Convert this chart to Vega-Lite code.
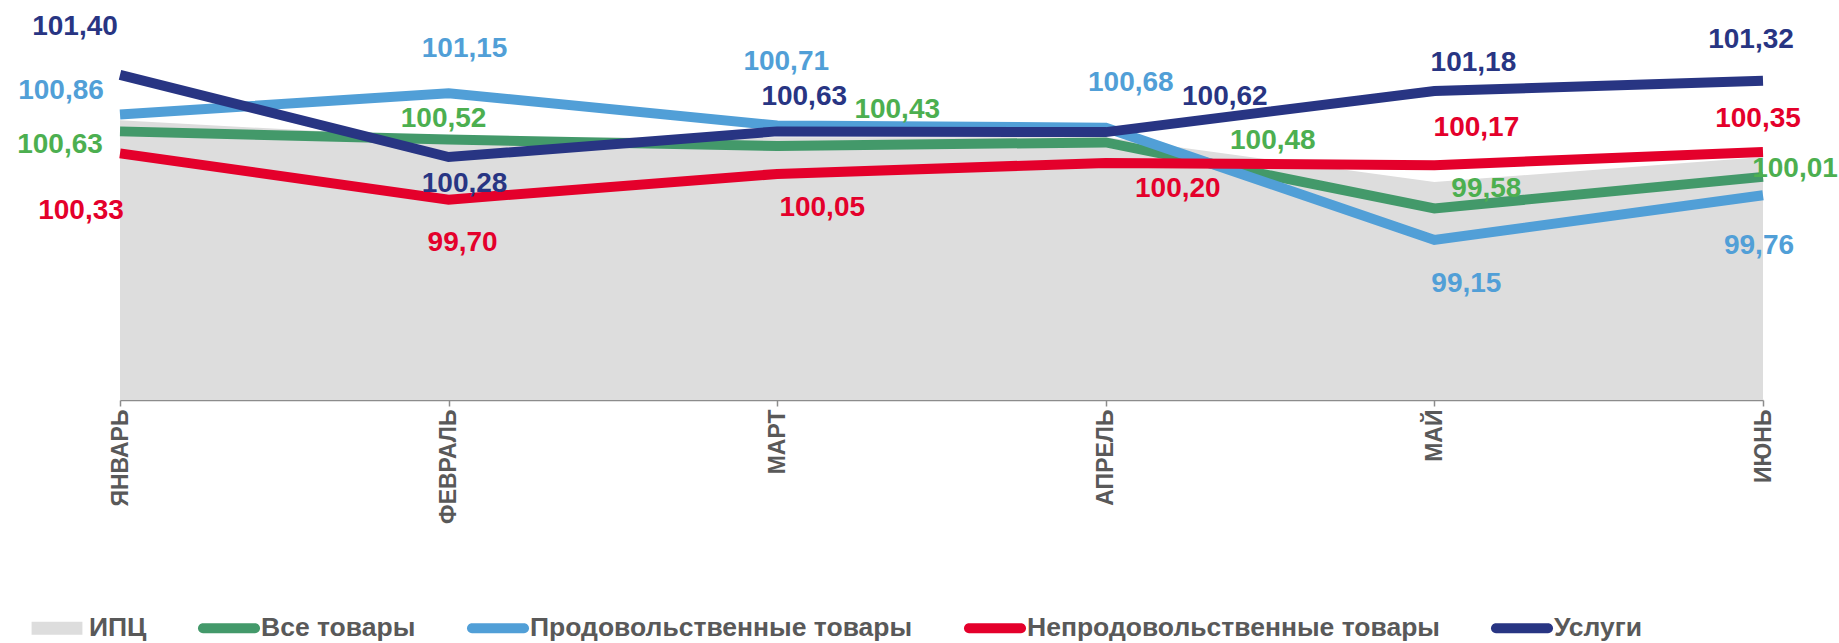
{
  "$schema": "https://vega.github.io/schema/vega-lite/v6.json",
  "width": 1643,
  "height": 400,
  "autosize": {"type": "none"},
  "padding": {"left": 120, "top": 0, "right": 76, "bottom": 243},
  "background": "white",
  "config": {
    "view": {"stroke": null},
    "locale": {"number": {"decimal": ",", "thousands": " ", "grouping": [3], "currency": ["", ""]}},
    "text": {"font": "Liberation Sans", "fontWeight": "bold", "fontSize": 28, "align": "center", "baseline": "middle"},
    "axisX": {"labelAngle": -90, "labelPadding": 3, "tickSize": 6, "domainColor": "#8c8c8c", "tickColor": "#8c8c8c", "domainWidth": 1.5, "tickWidth": 1.5, "labelFontSize": 23, "labelFont": "Liberation Sans", "labelFontWeight": "bold", "labelColor": "#595959", "title": null, "grid": false}
  },
  "data": {"values": [
    {"m": "ЯНВАРЬ", "s": "ИПЦ", "v": 100.78},
    {"m": "ФЕВРАЛЬ", "s": "ИПЦ", "v": 100.54},
    {"m": "МАРТ", "s": "ИПЦ", "v": 100.55},
    {"m": "АПРЕЛЬ", "s": "ИПЦ", "v": 100.55},
    {"m": "МАЙ", "s": "ИПЦ", "v": 99.94},
    {"m": "ИЮНЬ", "s": "ИПЦ", "v": 100.28},
    {"m": "ЯНВАРЬ", "s": "Все товары", "v": 100.63},
    {"m": "ФЕВРАЛЬ", "s": "Все товары", "v": 100.52},
    {"m": "МАРТ", "s": "Все товары", "v": 100.43},
    {"m": "АПРЕЛЬ", "s": "Все товары", "v": 100.48},
    {"m": "МАЙ", "s": "Все товары", "v": 99.58},
    {"m": "ИЮНЬ", "s": "Все товары", "v": 100.01},
    {"m": "ЯНВАРЬ", "s": "Продовольственные товары", "v": 100.86},
    {"m": "ФЕВРАЛЬ", "s": "Продовольственные товары", "v": 101.15},
    {"m": "МАРТ", "s": "Продовольственные товары", "v": 100.71},
    {"m": "АПРЕЛЬ", "s": "Продовольственные товары", "v": 100.68},
    {"m": "МАЙ", "s": "Продовольственные товары", "v": 99.15},
    {"m": "ИЮНЬ", "s": "Продовольственные товары", "v": 99.76},
    {"m": "ЯНВАРЬ", "s": "Непродовольственные товары", "v": 100.33},
    {"m": "ФЕВРАЛЬ", "s": "Непродовольственные товары", "v": 99.70},
    {"m": "МАРТ", "s": "Непродовольственные товары", "v": 100.05},
    {"m": "АПРЕЛЬ", "s": "Непродовольственные товары", "v": 100.20},
    {"m": "МАЙ", "s": "Непродовольственные товары", "v": 100.17},
    {"m": "ИЮНЬ", "s": "Непродовольственные товары", "v": 100.35},
    {"m": "ЯНВАРЬ", "s": "Услуги", "v": 101.40},
    {"m": "ФЕВРАЛЬ", "s": "Услуги", "v": 100.28},
    {"m": "МАРТ", "s": "Услуги", "v": 100.63},
    {"m": "АПРЕЛЬ", "s": "Услуги", "v": 100.62},
    {"m": "МАЙ", "s": "Услуги", "v": 101.18},
    {"m": "ИЮНЬ", "s": "Услуги", "v": 101.32}
  ]},
  "encoding": {
    "x": {"field": "m", "type": "ordinal", "scale": {"type": "point", "padding": 0, "domain": ["ЯНВАРЬ", "ФЕВРАЛЬ", "МАРТ", "АПРЕЛЬ", "МАЙ", "ИЮНЬ"]}},
    "y": {"field": "v", "type": "quantitative", "scale": {"domain": [96.97, 102.42], "zero": false, "nice": false}, "axis": null}
  },
  "layer": [
    {
      "transform": [{"filter": "datum.s === 'ИПЦ'"}],
      "mark": {"type": "area", "opacity": 1, "interpolate": "linear"},
      "encoding": {
        "y2": {"datum": 96.97},
        "color": {
          "field": "s", "type": "nominal",
          "scale": {"domain": ["ИПЦ", "Все товары", "Продовольственные товары", "Непродовольственные товары", "Услуги"], "range": ["#DDDDDD", "#43996A", "#519FD7", "#E4002B", "#283583"]},
          "legend": {
            "orient": "none", "legendX": -94, "legendY": 597, "direction": "horizontal", "title": null,
            "symbolSize": 3844, "symbolType": "M-1,-0.26H1V0.26H-1Z", "symbolStrokeWidth": 0, "symbolOpacity": 1,
            "labelFontSize": 26.5, "labelFont": "Liberation Sans", "labelFontWeight": "bold", "labelColor": "#595959",
            "labelOffset": 1, "columnPadding": 51, "padding": 0, "labelLimit": 600,
            "encode": {"symbols": {"update": {
              "shape": {"signal": "datum.value === 'ИПЦ' ? 'M-0.82,-0.21H0.82V0.21H-0.82Z' : 'M-0.84,-0.16H0.84A0.16,0.16 0 0 1 0.84,0.16H-0.84A0.16,0.16 0 0 1 -0.84,-0.16Z'"},
              "fill": {"scale": "color", "field": "value"},
              "strokeWidth": {"value": 0},
              "opacity": {"value": 1}
            }}}
          }
        }
      }
    },
    {"transform": [{"filter": "datum.s === 'Все товары'"}], "mark": {"type": "line", "strokeWidth": 10, "strokeCap": "butt", "strokeJoin": "miter"}, "encoding": {"color": {"field": "s", "type": "nominal"}}},
    {"transform": [{"filter": "datum.s === 'Продовольственные товары'"}], "mark": {"type": "line", "strokeWidth": 10, "strokeCap": "butt", "strokeJoin": "miter"}, "encoding": {"color": {"field": "s", "type": "nominal"}}},
    {"transform": [{"filter": "datum.s === 'Непродовольственные товары'"}], "mark": {"type": "line", "strokeWidth": 10, "strokeCap": "butt", "strokeJoin": "miter"}, "encoding": {"color": {"field": "s", "type": "nominal"}}},
    {"transform": [{"filter": "datum.s === 'Услуги'"}], "mark": {"type": "line", "strokeWidth": 10, "strokeCap": "butt", "strokeJoin": "miter"}, "encoding": {"color": {"field": "s", "type": "nominal"}}},
    {
      "encoding": {"text": {"field": "v", "type": "quantitative", "format": ".2f"}},
      "layer": [
        {"transform": [{"filter": "datum.s === 'Услуги' && datum.m === 'ЯНВАРЬ'"}], "mark": {"type": "text", "dx": -45, "dy": -48, "color": "#283583"}},
        {"transform": [{"filter": "datum.s === 'Продовольственные товары' && datum.m === 'ЯНВАРЬ'"}], "mark": {"type": "text", "dx": -59, "dy": -23, "color": "#519FD7"}},
        {"transform": [{"filter": "datum.s === 'Все товары' && datum.m === 'ЯНВАРЬ'"}], "mark": {"type": "text", "dx": -60, "dy": 14, "color": "#4CAF50"}},
        {"transform": [{"filter": "datum.s === 'Непродовольственные товары' && datum.m === 'ЯНВАРЬ'"}], "mark": {"type": "text", "dx": -39, "dy": 58, "color": "#E4002B"}},

        {"transform": [{"filter": "datum.s === 'Продовольственные товары' && datum.m === 'ФЕВРАЛЬ'"}], "mark": {"type": "text", "dx": 16, "dy": -44, "color": "#519FD7"}},
        {"transform": [{"filter": "datum.s === 'Все товары' && datum.m === 'ФЕВРАЛЬ'"}], "mark": {"type": "text", "dx": -5, "dy": -20, "color": "#4CAF50"}},
        {"transform": [{"filter": "datum.s === 'Услуги' && datum.m === 'ФЕВРАЛЬ'"}], "mark": {"type": "text", "dx": 16, "dy": 27, "color": "#283583"}},
        {"transform": [{"filter": "datum.s === 'Непродовольственные товары' && datum.m === 'ФЕВРАЛЬ'"}], "mark": {"type": "text", "dx": 14, "dy": 43, "color": "#E4002B"}},

        {"transform": [{"filter": "datum.s === 'Продовольственные товары' && datum.m === 'МАРТ'"}], "mark": {"type": "text", "dx": 9, "dy": -64, "color": "#519FD7"}},
        {"transform": [{"filter": "datum.s === 'Услуги' && datum.m === 'МАРТ'"}], "mark": {"type": "text", "dx": 27, "dy": -34, "color": "#283583"}},
        {"transform": [{"filter": "datum.s === 'Все товары' && datum.m === 'МАРТ'"}], "mark": {"type": "text", "dx": 120, "dy": -36, "color": "#4CAF50"}},
        {"transform": [{"filter": "datum.s === 'Непродовольственные товары' && datum.m === 'МАРТ'"}], "mark": {"type": "text", "dx": 45, "dy": 34, "color": "#E4002B"}},

        {"transform": [{"filter": "datum.s === 'Продовольственные товары' && datum.m === 'АПРЕЛЬ'"}], "mark": {"type": "text", "dx": 25, "dy": -45, "color": "#519FD7"}},
        {"transform": [{"filter": "datum.s === 'Услуги' && datum.m === 'АПРЕЛЬ'"}], "mark": {"type": "text", "dx": 119, "dy": -35, "color": "#283583"}},
        {"transform": [{"filter": "datum.s === 'Все товары' && datum.m === 'АПРЕЛЬ'"}], "mark": {"type": "text", "dx": 167, "dy": -1, "color": "#4CAF50"}},
        {"transform": [{"filter": "datum.s === 'Непродовольственные товары' && datum.m === 'АПРЕЛЬ'"}], "mark": {"type": "text", "dx": 72, "dy": 26, "color": "#E4002B"}},

        {"transform": [{"filter": "datum.s === 'Услуги' && datum.m === 'МАЙ'"}], "mark": {"type": "text", "dx": 39, "dy": -28, "color": "#283583"}},
        {"transform": [{"filter": "datum.s === 'Непродовольственные товары' && datum.m === 'МАЙ'"}], "mark": {"type": "text", "dx": 42, "dy": -37, "color": "#E4002B"}},
        {"transform": [{"filter": "datum.s === 'Все товары' && datum.m === 'МАЙ'"}], "mark": {"type": "text", "dx": 52, "dy": -19, "color": "#4CAF50"}},
        {"transform": [{"filter": "datum.s === 'Продовольственные товары' && datum.m === 'МАЙ'"}], "mark": {"type": "text", "dx": 32, "dy": 44, "color": "#519FD7"}},

        {"transform": [{"filter": "datum.s === 'Услуги' && datum.m === 'ИЮНЬ'"}], "mark": {"type": "text", "dx": -12, "dy": -41, "color": "#283583"}},
        {"transform": [{"filter": "datum.s === 'Непродовольственные товары' && datum.m === 'ИЮНЬ'"}], "mark": {"type": "text", "dx": -5, "dy": -33, "color": "#E4002B"}},
        {"transform": [{"filter": "datum.s === 'Все товары' && datum.m === 'ИЮНЬ'"}], "mark": {"type": "text", "dx": 32, "dy": -8, "color": "#4CAF50"}},
        {"transform": [{"filter": "datum.s === 'Продовольственные товары' && datum.m === 'ИЮНЬ'"}], "mark": {"type": "text", "dx": -4, "dy": 51, "color": "#519FD7"}}
      ]
    }
  ]
}
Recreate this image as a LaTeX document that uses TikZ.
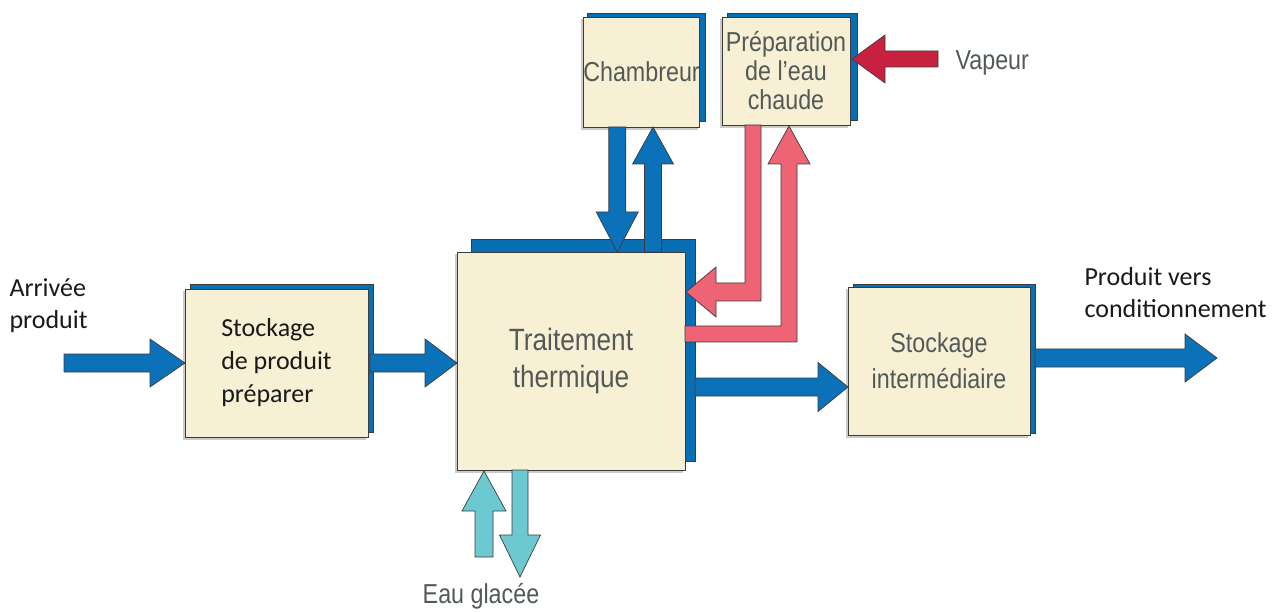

··········

### Aim
Tally the lines in these entries that have the string "this" in them, then answer with the count and nothing else.

### Answer in full
2